Genn
21
So I fixed the program for title issues, and I could share it, but it seems that if a note-attributes tag exists with content, that each attribute in the content should be procesed with html.escape so that the later unescape doesn't destroy it.
I'm not familiar with ElementTree, so I'm not sure how to write a loop over the note-attributes content.
Another issue is that sometimes there is text before the first div so shouldn't that text be used as the title? If nothing there, then also sometimes the first div is empty... Perhaps it would be nice to check for text before the first div, and then iterate over the divs until finding something non-blank?
# max chars in title
titleLength = 40
import re
import html
import os
import xml.etree.ElementTree as ET
# define a function that takes a string as an argument and strips all html fields
def strip_html_fields(new_title):
# use re.sub to replace any html tags with an empty string
# the pattern is < followed by any characters until >, with the flags re.IGNORECASE and re.DOTALL
# the replacement is an empty string
# the string is new_title
return re.sub("<.*?>", "", new_title, flags=re.IGNORECASE | re.DOTALL)

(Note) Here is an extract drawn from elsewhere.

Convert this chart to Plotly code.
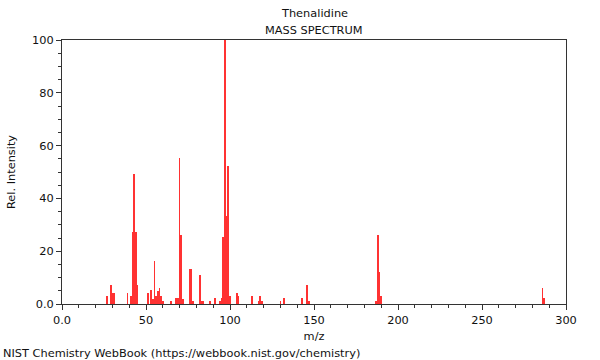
import plotly.graph_objects as go

mz = [27, 29, 30, 31, 39, 41, 42, 43, 44, 45, 51, 53, 54, 55, 56, 57, 58, 59, 60,
      65, 68, 69, 70, 71, 72, 76, 77, 78, 82, 83, 84, 88, 91, 94, 95, 96, 97, 98,
      99, 100, 104, 105, 113, 117, 118, 119, 130, 132, 143, 146, 147, 187, 188,
      189, 190, 286, 287]
intensity = [3.2, 7.1, 4.0, 4.0, 4.0, 3.1, 27.3, 49.2, 27.2, 7.1, 4.0, 5.2, 2.0, 16.3,
             3.1, 5.0, 6.2, 3.1, 1.1, 1.1, 2.1, 2.1, 55.3, 26.1, 2.0, 13.2, 13.2, 1.1,
             11.1, 1.1, 1.1, 1.1, 2.1, 1.1, 2.1, 25.2, 100.0, 33.3, 52.4, 3.1, 4.3,
             3.2, 3.2, 1.2, 3.2, 1.2, 1.2, 2.2, 2.2, 7.2, 1.2, 1.0, 26.1, 12.2, 3.0,
             6.2, 2.1]

x_tickvals = [0, 50, 100, 150, 200, 250, 300]
x_ticktext = ["0.0", "50", "100", "150", "200", "250", "300"]
y_tickvals = [0, 20, 40, 60, 80, 100]
y_ticktext = ["0.0", "20", "40", "60", "80", "100"]

title_name = "Thenalidine"
title_sub = "MASS SPECTRUM"
footer = "NIST Chemistry WebBook (https://webbook.nist.gov/chemistry)"

font = "DejaVu Sans"
FS = 11.35
L, R, T, B = 62, 34, 40, 56
W, H = 600, 360
pw = W - L - R
ph = H - T - B


def px_x(px):
    return (px - L) / pw


def px_y(py):
    return (H - B - py) / ph


fig = go.Figure()
fig.add_trace(go.Bar(x=mz, y=intensity, width=0.45,
                     marker=dict(color="rgb(255,50,50)", line=dict(width=0)),
                     hoverinfo="x+y"))

axis_common = dict(showgrid=False, zeroline=False, showline=True, linecolor="#333",
                   linewidth=1, mirror=True, ticks="outside", ticklen=5, tickwidth=1,
                   tickcolor="#333", tickfont=dict(family=font, size=FS, color="#111"),
                   automargin=False)

fig.update_layout(
    width=W, height=H,
    margin=dict(l=L, r=R, t=T, b=B, autoexpand=False),
    paper_bgcolor="white", plot_bgcolor="white",
    showlegend=False, bargap=0,
    font=dict(family=font, size=FS, color="#111"),
    xaxis=dict(range=[0, 300], tickvals=x_tickvals, ticktext=x_ticktext,
               minor=dict(dtick=10, ticks="outside", ticklen=3, tickcolor="#333"),
               title=dict(text="m/z", font=dict(family=font, size=FS), standoff=6),
               **axis_common),
    yaxis=dict(range=[0, 100], tickvals=y_tickvals, ticktext=y_ticktext,
               minor=dict(dtick=5, ticks="outside", ticklen=3, tickcolor="#333"),
               title=dict(text="Rel. Intensity", font=dict(family=font, size=FS), standoff=14),
               **axis_common),
    annotations=[
        dict(text=title_name, x=0.5, y=px_y(13), xref="paper", yref="paper", showarrow=False,
             font=dict(family=font, size=FS, color="#111"), yanchor="middle"),
        dict(text=title_sub, x=0.5, y=px_y(30), xref="paper", yref="paper", showarrow=False,
             font=dict(family=font, size=FS, color="#111"), yanchor="middle"),
        dict(text=footer, x=px_x(1), y=px_y(353), xref="paper", yref="paper", showarrow=False,
             font=dict(family=font, size=FS, color="#111"), xanchor="left", yanchor="middle"),
    ],
)

fig.write_html("out.html", config={"displayModeBar": False},
               post_script="document.body.style.margin='0';")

# Define a function that takes a file name as an argument to process that file
def process_file(file_name):
print("##################")
print(file_name)
# parse input.enex file
tree = ET.parse(file_name)
root = tree.getroot()
# Loop through all the notes in the tree
for note in root.findall("note"):
# Get the title and the content of the note
title = note.find("title").text
content = note.find("content").text
# Check if the title is "Untitled Note"
if title == "Untitled Note":
# Find the first div in the content
start = content.find("<div>")
end = content.find("</div>")
# Extract the text between the div tags
new_title = content[start + 5 : end]
new_title = strip_html_fields(new_title)
new_title = new_title[:titleLength]
new_title = new_title.strip()
else:
new_title = html.escape( title )
if new_title:
# Replace the title with the new title
note.find("title").text = new_title
print(new_title)
note.find("content").text = '<![CDATA[' + content + ']]>'
# write the modified tree to output.enex file
tree.write(file_name)
# open the .enex file in binary mode to convert HTML character codes into text equivalents
with open(file_name, "rb") as f:
# read the file content as bytes
data = f.read()
# decode the bytes using utf-8 encoding
text = data.decode("utf-8")
# unescape the HTML character codes using the html.unescape function
text = html.unescape(text)
# open the .enex file in binary mode to write the output
with open(file_name, "wb") as f:
# encode the text using utf-8 encoding
data = text.encode("utf-8")
# write the data to the file using the file object's write method
f.write(data)
# Get the current directory
current_dir = os.getcwd()
# Loop through all the files in the current directory
for file in os.listdir(current_dir):
# Check if the file has the .enex extension
if file.endswith(".enex"):
# Apply the function to the file name
process_file(file)
jopjop
22
Hello, can I ask what the implication is of this 'note-attribute' problem? What actually goes wrong?
Genn
23
The way the enex file is processed, is somewhat strange, but it sort of works, mostly. The enex file is a flavor of xml or html, so certain characters (particularly less-than, greater-than, ampersand) must be escaped if used in the text. The library used to process the text unescapes the text, and so then when text is edited and rewritten, it must be re-escaped. So the problem arose from the un- and re- escaping, and how many times, and which pieces were being escaped and which were not, but it only mattered if those certain characters were in the data, and if there were any data in some of the values. Anand likely did what was necessary for his enex files, and shared the program, but it didn't work for all of mine, so I tweaked it until it did. But then, as a new user, I couldn't post the new version here, but I did post it in a separate post. Not sure how to link to that one, but it is the only new post by me. Not sure this reply will work, as it is my 4th, but maybe the limit of 3 is for sequential ones? About to find out!
P.S. Title of my post is "Fix Evernote export ENEX files" Not sure why I can't include a link to it, but links seem to be forbidden here.